Set the data down again, exactly as it reads, but without the pictures.

Dataset extract:
━━━━━━

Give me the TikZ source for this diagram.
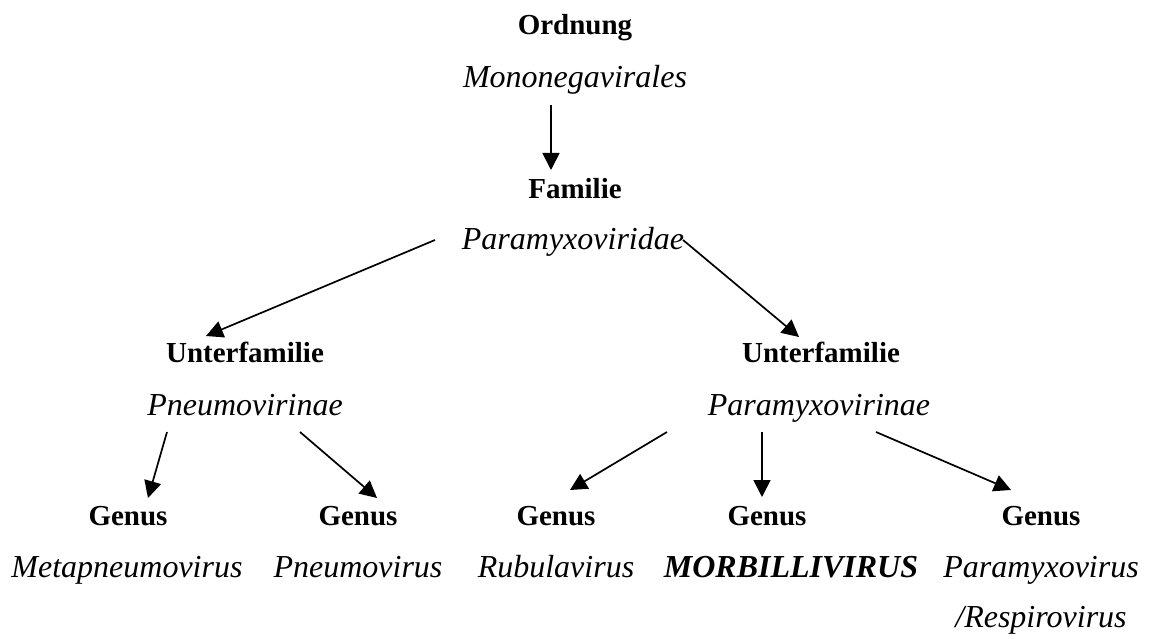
\documentclass[tikz,border=0pt]{standalone}
\usepackage{fontspec}
\setmainfont{Liberation Serif}
\usetikzlibrary{arrows.meta}
\tikzset{
  lbl/.style={anchor=base, inner sep=0pt},
  rank/.style={lbl, font=\fontsize{29}{34}\selectfont\bfseries},
  taxon/.style={lbl, font=\fontsize{32}{38}\selectfont\itshape},
  hilite/.style={lbl, font=\fontsize{32}{38}\selectfont\bfseries\itshape},
  arr/.style={line width=1.7pt, -{Triangle[length=17pt,width=17pt]}}
}
\begin{document}
\begin{tikzpicture}[x=1pt,y=-1pt]
\fill[white] (0,0) rectangle (1151,639);
\useasboundingbox (0,0) rectangle (1151,639);
% top
\node[rank]  (ord)  at (575,35)  {Ordnung};
\node[taxon] (mono) at (575,88)  {Mononegavirales};
\node[rank]  (famR) at (575,199) {Familie};
\node[taxon] (fam)  at (573,250) {Paramyxoviridae};
% subfamilies
\node[rank]  (ufL)  at (245,362) {Unterfamilie};
\node[taxon] (pnv)  at (245,415) {Pneumovirinae};
\node[rank]  (ufR)  at (821,362) {Unterfamilie};
\node[taxon] (pmv)  at (819,415) {Paramyxovirinae};
% genera
\node[rank]  (g1) at (128,525)  {Genus};
\node[taxon] (n1) at (127,577)  {Metapneumovirus};
\node[rank]  (g2) at (358,525)  {Genus};
\node[taxon] (n2) at (358,577)  {Pneumovirus};
\node[rank]  (g3) at (556,525)  {Genus};
\node[taxon] (n3) at (556,577)  {Rubulavirus};
\node[rank]  (g4) at (767,525)  {Genus};
\node[hilite] (n4) at (791,577) {MORBILLIVIRUS};
\node[rank]  (g5) at (1041,525) {Genus};
\node[taxon] (n5) at (1041,577) {Paramyxovirus};
\node[taxon] (n5b) at (1041,627) {/Respirovirus};
% arrows
\draw[arr] ([shift={(-24,17)}]mono.base) -- ([shift={(-24,-29)}]famR.base);
\draw[arr] ([shift={(-138,-10)}]fam.base) -- ([shift={(-39,-26)}]ufL.base);
\draw[arr] ([shift={(110,-10)}]fam.base) -- ([shift={(-22,-25)}]ufR.base);
\draw[arr] ([shift={(-78,17)}]pnv.base) -- ([shift={(20,-27)}]g1.base);
\draw[arr] ([shift={(55,17)}]pnv.base) -- ([shift={(19,-27)}]g2.base);
\draw[arr] ([shift={(-152,17)}]pmv.base) -- ([shift={(14,-35)}]g3.base);
\draw[arr] ([shift={(-57,17)}]pmv.base) -- ([shift={(-5,-28)}]g4.base);
\draw[arr] ([shift={(57,17)}]pmv.base) -- ([shift={(-30,-35)}]g5.base);
\end{tikzpicture}
\end{document}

━━━━━━

Worked solution:
Give me the TikZ source for this diagram.
\documentclass[tikz,border=0pt]{standalone}
\usepackage{fontspec}
\setmainfont{Liberation Serif}
\usetikzlibrary{arrows.meta}
\tikzset{
  lbl/.style={anchor=base, inner sep=0pt},
  rank/.style={lbl, font=\fontsize{29}{34}\selectfont\bfseries},
  taxon/.style={lbl, font=\fontsize{32}{38}\selectfont\itshape},
  hilite/.style={lbl, font=\fontsize{32}{38}\selectfont\bfseries\itshape},
  arr/.style={line width=1.7pt, -{Triangle[length=17pt,width=17pt]}}
}
\begin{document}
\begin{tikzpicture}[x=1pt,y=-1pt]
\fill[white] (0,0) rectangle (1151,639);
\useasboundingbox (0,0) rectangle (1151,639);
% top
\node[rank]  (ord)  at (575,35)  {Ordnung};
\node[taxon] (mono) at (575,88)  {Mononegavirales};
\node[rank]  (famR) at (575,199) {Familie};
\node[taxon] (fam)  at (573,250) {Paramyxoviridae};
% subfamilies
\node[rank]  (ufL)  at (245,362) {Unterfamilie};
\node[taxon] (pnv)  at (245,415) {Pneumovirinae};
\node[rank]  (ufR)  at (821,362) {Unterfamilie};
\node[taxon] (pmv)  at (819,415) {Paramyxovirinae};
% genera
\node[rank]  (g1) at (128,525)  {Genus};
\node[taxon] (n1) at (127,577)  {Metapneumovirus};
\node[rank]  (g2) at (358,525)  {Genus};
\node[taxon] (n2) at (358,577)  {Pneumovirus};
\node[rank]  (g3) at (556,525)  {Genus};
\node[taxon] (n3) at (556,577)  {Rubulavirus};
\node[rank]  (g4) at (767,525)  {Genus};
\node[hilite] (n4) at (791,577) {MORBILLIVIRUS};
\node[rank]  (g5) at (1041,525) {Genus};
\node[taxon] (n5) at (1041,577) {Paramyxovirus};
\node[taxon] (n5b) at (1041,627) {/Respirovirus};
% arrows
\draw[arr] ([shift={(-24,17)}]mono.base) -- ([shift={(-24,-29)}]famR.base);
\draw[arr] ([shift={(-138,-10)}]fam.base) -- ([shift={(-39,-26)}]ufL.base);
\draw[arr] ([shift={(110,-10)}]fam.base) -- ([shift={(-22,-25)}]ufR.base);
\draw[arr] ([shift={(-78,17)}]pnv.base) -- ([shift={(20,-27)}]g1.base);
\draw[arr] ([shift={(55,17)}]pnv.base) -- ([shift={(19,-27)}]g2.base);
\draw[arr] ([shift={(-152,17)}]pmv.base) -- ([shift={(14,-35)}]g3.base);
\draw[arr] ([shift={(-57,17)}]pmv.base) -- ([shift={(-5,-28)}]g4.base);
\draw[arr] ([shift={(57,17)}]pmv.base) -- ([shift={(-30,-35)}]g5.base);
\end{tikzpicture}
\end{document}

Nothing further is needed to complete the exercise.